Here are three imperatives for impactful brand storytelling.
Hook your audience early.
Start your story with a hook – a question or problem that needs resolution.
The best stories relate to your audience’s challenges, piquing their curiosity and keeping them interested enough to want to read more. Just like a fairy tale, a captivating brand story includes three acts that set up the situation, chronicle the conflict and offer a solution.
Ask yourself: What business need does our product or service fulfill?
Make your customer the protagonist, not your product.
Your customer is your story’s main character; your company is the supporting cast. Personal relevance separates a mediocre storyteller from a good one. Give audiences a role in your brand’s story and they’ll see themselves as an extension of it.
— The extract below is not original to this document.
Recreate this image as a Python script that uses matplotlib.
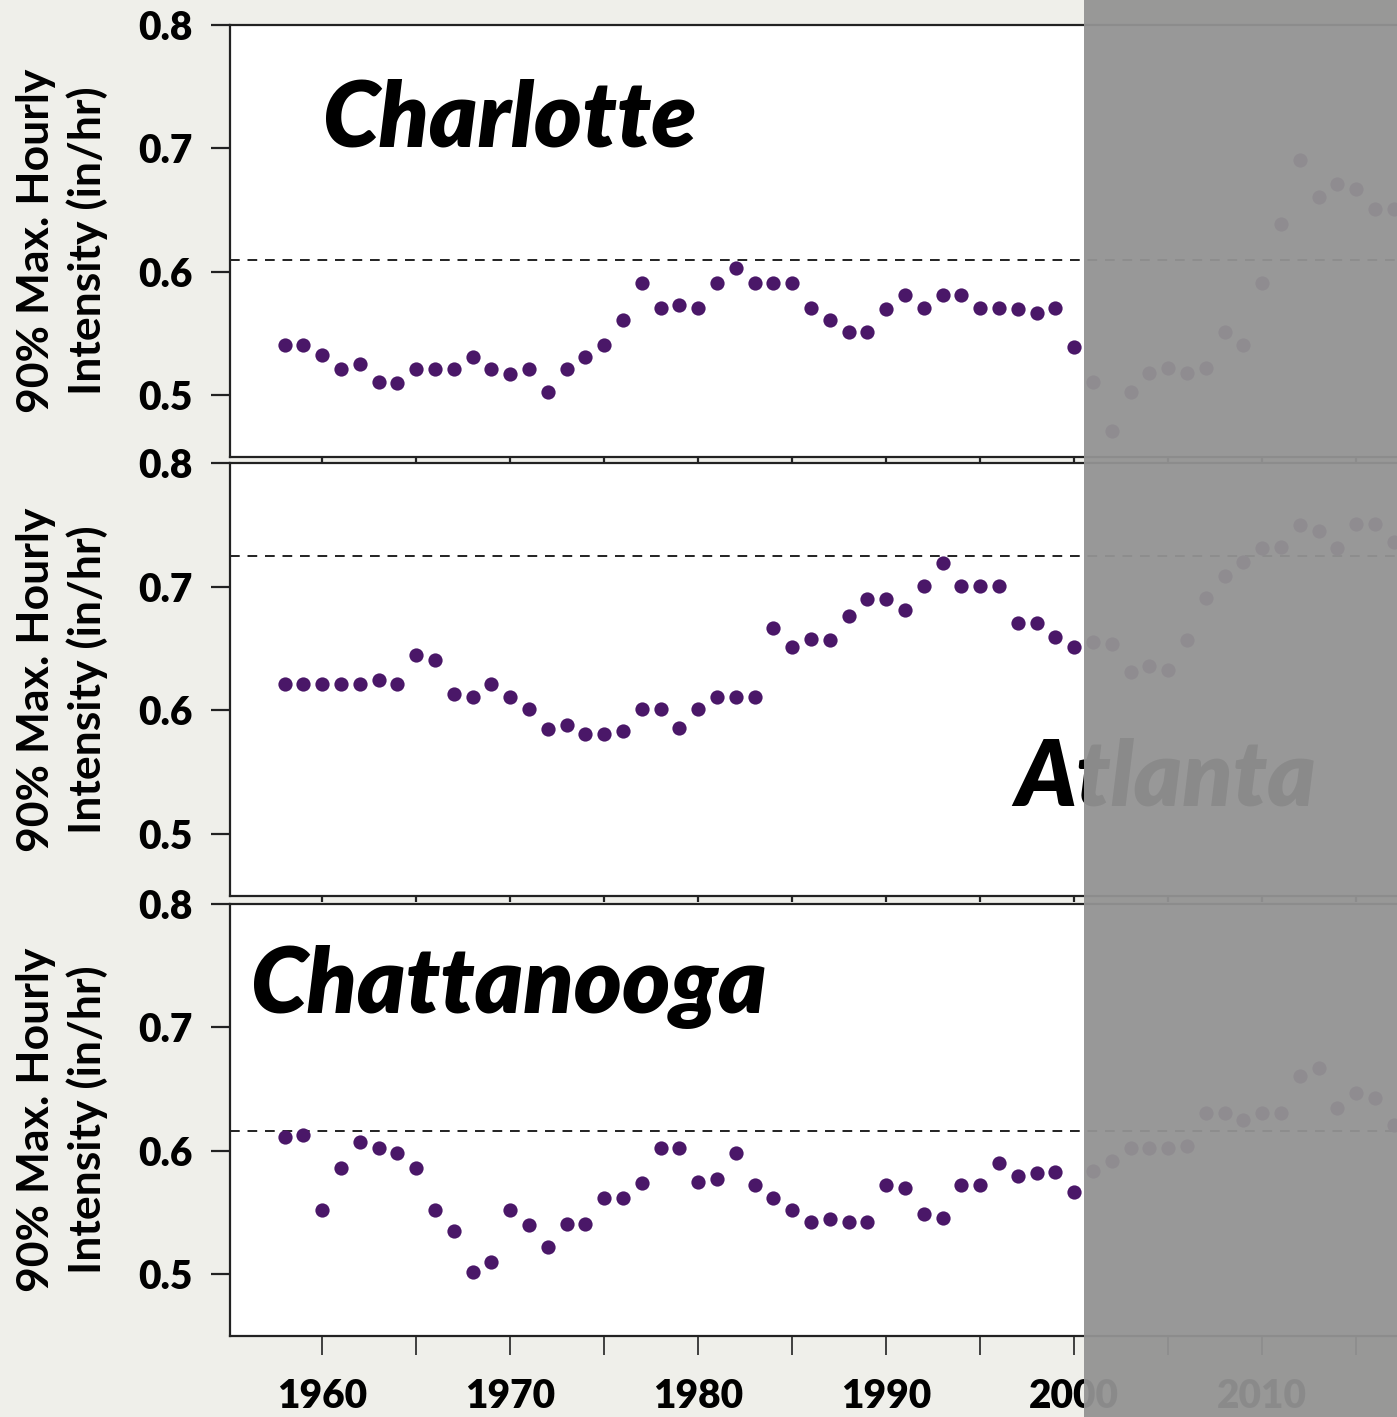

While your story isn’t centered on your products or services, they can be part of it. Think about the narratives of big brands like Target or IKEA, which understand people on a tight budget still want stylish items for their homes.
Ask yourself: Are our customers at the center of our brand narrative?
Connect with emotional impact.
Your customers are people – and people, by nature, are not rational beings. We will often make decisions and then construct rational arguments to fit. In other words, we make choices based on feelings. There is a psychology to brand storytelling and emotion is an essential element of it. Without an emotional connection, it’s hard to make anyone care.
Do you remember the “This is your brain on drugs” public service campaign? It’s now being revived for a new generation, but it’s hard to forget the simple yet poignant (and alarming) message of the original. A dramatic example to illustrate the fact that our brains implicitly understand story structure; it fills in the blanks for what isn’t said. Our emotional brains are extremely perceptive, unlike our thinking processes, which can be slow to get the point.
Ask yourself: What emotion is our audience feeling before or after they encounter our product or service?
There is an art to content creation.
Technology has allowed us to better understand our customers, their patterns and even the human emotions that trigger the need to buy. But at the end of the day, business is personal; we buy from brands we like and trust. Storytelling continues to prove its power in helping companies and their communicators establish and nurture those customer connections – growing our business relationships and reputation.